*** COLLECTED DATA ***
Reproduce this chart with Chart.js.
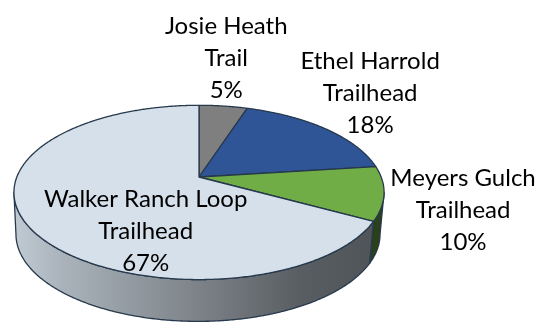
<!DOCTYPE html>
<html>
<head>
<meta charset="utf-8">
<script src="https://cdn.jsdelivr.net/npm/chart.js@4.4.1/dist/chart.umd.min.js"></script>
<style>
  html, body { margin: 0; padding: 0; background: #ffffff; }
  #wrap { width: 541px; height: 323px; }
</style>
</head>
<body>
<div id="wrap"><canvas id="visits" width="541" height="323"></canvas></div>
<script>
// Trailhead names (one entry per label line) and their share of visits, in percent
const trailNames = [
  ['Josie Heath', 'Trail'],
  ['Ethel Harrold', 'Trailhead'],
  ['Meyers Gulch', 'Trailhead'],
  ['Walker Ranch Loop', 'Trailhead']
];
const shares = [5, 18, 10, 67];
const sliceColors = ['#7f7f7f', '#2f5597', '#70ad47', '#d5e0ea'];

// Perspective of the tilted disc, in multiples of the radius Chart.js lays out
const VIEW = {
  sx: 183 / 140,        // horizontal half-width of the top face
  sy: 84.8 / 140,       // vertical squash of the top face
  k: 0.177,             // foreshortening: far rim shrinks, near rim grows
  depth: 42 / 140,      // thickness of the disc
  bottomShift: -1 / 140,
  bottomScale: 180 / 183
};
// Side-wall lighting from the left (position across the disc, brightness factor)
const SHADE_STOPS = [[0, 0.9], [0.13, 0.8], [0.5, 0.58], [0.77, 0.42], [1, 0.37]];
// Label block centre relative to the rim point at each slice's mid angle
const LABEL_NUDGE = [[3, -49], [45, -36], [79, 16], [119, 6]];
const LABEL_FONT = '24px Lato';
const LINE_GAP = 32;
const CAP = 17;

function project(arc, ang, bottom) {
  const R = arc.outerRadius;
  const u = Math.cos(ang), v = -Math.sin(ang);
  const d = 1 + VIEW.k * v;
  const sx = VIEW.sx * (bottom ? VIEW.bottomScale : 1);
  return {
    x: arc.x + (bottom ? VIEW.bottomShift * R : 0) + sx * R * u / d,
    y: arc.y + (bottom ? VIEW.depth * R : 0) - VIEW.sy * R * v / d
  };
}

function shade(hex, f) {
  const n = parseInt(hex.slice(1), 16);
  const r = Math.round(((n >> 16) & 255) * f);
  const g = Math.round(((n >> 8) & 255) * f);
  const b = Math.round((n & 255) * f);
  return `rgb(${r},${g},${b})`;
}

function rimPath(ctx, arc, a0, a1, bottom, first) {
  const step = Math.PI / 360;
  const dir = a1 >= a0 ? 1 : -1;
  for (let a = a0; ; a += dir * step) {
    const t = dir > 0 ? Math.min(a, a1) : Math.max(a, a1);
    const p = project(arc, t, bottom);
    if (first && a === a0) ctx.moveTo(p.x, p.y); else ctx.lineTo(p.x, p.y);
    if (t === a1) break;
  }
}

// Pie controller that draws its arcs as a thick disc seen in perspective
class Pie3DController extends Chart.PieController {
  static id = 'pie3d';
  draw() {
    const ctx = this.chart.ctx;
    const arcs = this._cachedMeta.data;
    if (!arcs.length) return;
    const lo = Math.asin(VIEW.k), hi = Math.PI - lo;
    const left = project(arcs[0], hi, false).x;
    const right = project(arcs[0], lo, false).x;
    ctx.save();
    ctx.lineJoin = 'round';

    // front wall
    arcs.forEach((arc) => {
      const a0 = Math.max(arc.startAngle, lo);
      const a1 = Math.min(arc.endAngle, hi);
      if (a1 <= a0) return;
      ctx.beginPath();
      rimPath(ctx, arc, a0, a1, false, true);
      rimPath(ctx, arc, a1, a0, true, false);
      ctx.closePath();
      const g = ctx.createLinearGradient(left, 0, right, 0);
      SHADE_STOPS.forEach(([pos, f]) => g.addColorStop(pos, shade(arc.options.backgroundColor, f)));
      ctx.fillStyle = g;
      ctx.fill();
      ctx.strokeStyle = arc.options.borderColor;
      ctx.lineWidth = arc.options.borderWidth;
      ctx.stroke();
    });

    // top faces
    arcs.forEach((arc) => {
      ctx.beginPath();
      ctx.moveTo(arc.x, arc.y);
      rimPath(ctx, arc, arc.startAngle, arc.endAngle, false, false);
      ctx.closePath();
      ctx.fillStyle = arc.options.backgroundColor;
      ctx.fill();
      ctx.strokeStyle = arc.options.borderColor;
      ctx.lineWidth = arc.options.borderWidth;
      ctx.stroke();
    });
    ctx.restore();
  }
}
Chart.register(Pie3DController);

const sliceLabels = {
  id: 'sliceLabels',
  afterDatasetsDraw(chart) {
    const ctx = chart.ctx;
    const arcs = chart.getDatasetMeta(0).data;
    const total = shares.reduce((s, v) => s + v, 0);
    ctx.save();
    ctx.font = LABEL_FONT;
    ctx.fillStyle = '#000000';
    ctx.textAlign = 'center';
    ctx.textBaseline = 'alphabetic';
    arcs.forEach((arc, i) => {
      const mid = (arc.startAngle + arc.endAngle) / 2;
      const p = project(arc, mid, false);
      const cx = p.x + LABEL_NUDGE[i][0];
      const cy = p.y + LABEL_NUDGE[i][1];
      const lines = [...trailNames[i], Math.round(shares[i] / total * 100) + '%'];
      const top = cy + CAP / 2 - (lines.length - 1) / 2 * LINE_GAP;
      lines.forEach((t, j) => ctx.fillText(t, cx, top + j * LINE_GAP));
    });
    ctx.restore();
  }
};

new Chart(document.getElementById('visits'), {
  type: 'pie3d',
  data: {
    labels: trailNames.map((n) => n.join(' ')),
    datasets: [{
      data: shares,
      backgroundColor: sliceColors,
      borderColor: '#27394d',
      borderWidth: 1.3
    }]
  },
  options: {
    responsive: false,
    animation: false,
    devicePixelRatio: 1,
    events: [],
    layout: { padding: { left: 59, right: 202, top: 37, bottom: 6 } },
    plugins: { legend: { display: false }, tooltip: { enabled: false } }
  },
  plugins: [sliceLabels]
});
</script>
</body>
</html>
***
(TO BE DONE): Each line of the material must be retyped exactly, except that images are omitted.

(RESPONSE TO THE EXERCISE):
Reproduce this chart with Chart.js.
<!DOCTYPE html>
<html>
<head>
<meta charset="utf-8">
<script src="https://cdn.jsdelivr.net/npm/chart.js@4.4.1/dist/chart.umd.min.js"></script>
<style>
  html, body { margin: 0; padding: 0; background: #ffffff; }
  #wrap { width: 541px; height: 323px; }
</style>
</head>
<body>
<div id="wrap"><canvas id="visits" width="541" height="323"></canvas></div>
<script>
// Trailhead names (one entry per label line) and their share of visits, in percent
const trailNames = [
  ['Josie Heath', 'Trail'],
  ['Ethel Harrold', 'Trailhead'],
  ['Meyers Gulch', 'Trailhead'],
  ['Walker Ranch Loop', 'Trailhead']
];
const shares = [5, 18, 10, 67];
const sliceColors = ['#7f7f7f', '#2f5597', '#70ad47', '#d5e0ea'];

// Perspective of the tilted disc, in multiples of the radius Chart.js lays out
const VIEW = {
  sx: 183 / 140,        // horizontal half-width of the top face
  sy: 84.8 / 140,       // vertical squash of the top face
  k: 0.177,             // foreshortening: far rim shrinks, near rim grows
  depth: 42 / 140,      // thickness of the disc
  bottomShift: -1 / 140,
  bottomScale: 180 / 183
};
// Side-wall lighting from the left (position across the disc, brightness factor)
const SHADE_STOPS = [[0, 0.9], [0.13, 0.8], [0.5, 0.58], [0.77, 0.42], [1, 0.37]];
// Label block centre relative to the rim point at each slice's mid angle
const LABEL_NUDGE = [[3, -49], [45, -36], [79, 16], [119, 6]];
const LABEL_FONT = '24px Lato';
const LINE_GAP = 32;
const CAP = 17;

function project(arc, ang, bottom) {
  const R = arc.outerRadius;
  const u = Math.cos(ang), v = -Math.sin(ang);
  const d = 1 + VIEW.k * v;
  const sx = VIEW.sx * (bottom ? VIEW.bottomScale : 1);
  return {
    x: arc.x + (bottom ? VIEW.bottomShift * R : 0) + sx * R * u / d,
    y: arc.y + (bottom ? VIEW.depth * R : 0) - VIEW.sy * R * v / d
  };
}

function shade(hex, f) {
  const n = parseInt(hex.slice(1), 16);
  const r = Math.round(((n >> 16) & 255) * f);
  const g = Math.round(((n >> 8) & 255) * f);
  const b = Math.round((n & 255) * f);
  return `rgb(${r},${g},${b})`;
}

function rimPath(ctx, arc, a0, a1, bottom, first) {
  const step = Math.PI / 360;
  const dir = a1 >= a0 ? 1 : -1;
  for (let a = a0; ; a += dir * step) {
    const t = dir > 0 ? Math.min(a, a1) : Math.max(a, a1);
    const p = project(arc, t, bottom);
    if (first && a === a0) ctx.moveTo(p.x, p.y); else ctx.lineTo(p.x, p.y);
    if (t === a1) break;
  }
}

// Pie controller that draws its arcs as a thick disc seen in perspective
class Pie3DController extends Chart.PieController {
  static id = 'pie3d';
  draw() {
    const ctx = this.chart.ctx;
    const arcs = this._cachedMeta.data;
    if (!arcs.length) return;
    const lo = Math.asin(VIEW.k), hi = Math.PI - lo;
    const left = project(arcs[0], hi, false).x;
    const right = project(arcs[0], lo, false).x;
    ctx.save();
    ctx.lineJoin = 'round';

    // front wall
    arcs.forEach((arc) => {
      const a0 = Math.max(arc.startAngle, lo);
      const a1 = Math.min(arc.endAngle, hi);
      if (a1 <= a0) return;
      ctx.beginPath();
      rimPath(ctx, arc, a0, a1, false, true);
      rimPath(ctx, arc, a1, a0, true, false);
      ctx.closePath();
      const g = ctx.createLinearGradient(left, 0, right, 0);
      SHADE_STOPS.forEach(([pos, f]) => g.addColorStop(pos, shade(arc.options.backgroundColor, f)));
      ctx.fillStyle = g;
      ctx.fill();
      ctx.strokeStyle = arc.options.borderColor;
      ctx.lineWidth = arc.options.borderWidth;
      ctx.stroke();
    });

    // top faces
    arcs.forEach((arc) => {
      ctx.beginPath();
      ctx.moveTo(arc.x, arc.y);
      rimPath(ctx, arc, arc.startAngle, arc.endAngle, false, false);
      ctx.closePath();
      ctx.fillStyle = arc.options.backgroundColor;
      ctx.fill();
      ctx.strokeStyle = arc.options.borderColor;
      ctx.lineWidth = arc.options.borderWidth;
      ctx.stroke();
    });
    ctx.restore();
  }
}
Chart.register(Pie3DController);

const sliceLabels = {
  id: 'sliceLabels',
  afterDatasetsDraw(chart) {
    const ctx = chart.ctx;
    const arcs = chart.getDatasetMeta(0).data;
    const total = shares.reduce((s, v) => s + v, 0);
    ctx.save();
    ctx.font = LABEL_FONT;
    ctx.fillStyle = '#000000';
    ctx.textAlign = 'center';
    ctx.textBaseline = 'alphabetic';
    arcs.forEach((arc, i) => {
      const mid = (arc.startAngle + arc.endAngle) / 2;
      const p = project(arc, mid, false);
      const cx = p.x + LABEL_NUDGE[i][0];
      const cy = p.y + LABEL_NUDGE[i][1];
      const lines = [...trailNames[i], Math.round(shares[i] / total * 100) + '%'];
      const top = cy + CAP / 2 - (lines.length - 1) / 2 * LINE_GAP;
      lines.forEach((t, j) => ctx.fillText(t, cx, top + j * LINE_GAP));
    });
    ctx.restore();
  }
};

new Chart(document.getElementById('visits'), {
  type: 'pie3d',
  data: {
    labels: trailNames.map((n) => n.join(' ')),
    datasets: [{
      data: shares,
      backgroundColor: sliceColors,
      borderColor: '#27394d',
      borderWidth: 1.3
    }]
  },
  options: {
    responsive: false,
    animation: false,
    devicePixelRatio: 1,
    events: [],
    layout: { padding: { left: 59, right: 202, top: 37, bottom: 6 } },
    plugins: { legend: { display: false }, tooltip: { enabled: false } }
  },
  plugins: [sliceLabels]
});
</script>
</body>
</html>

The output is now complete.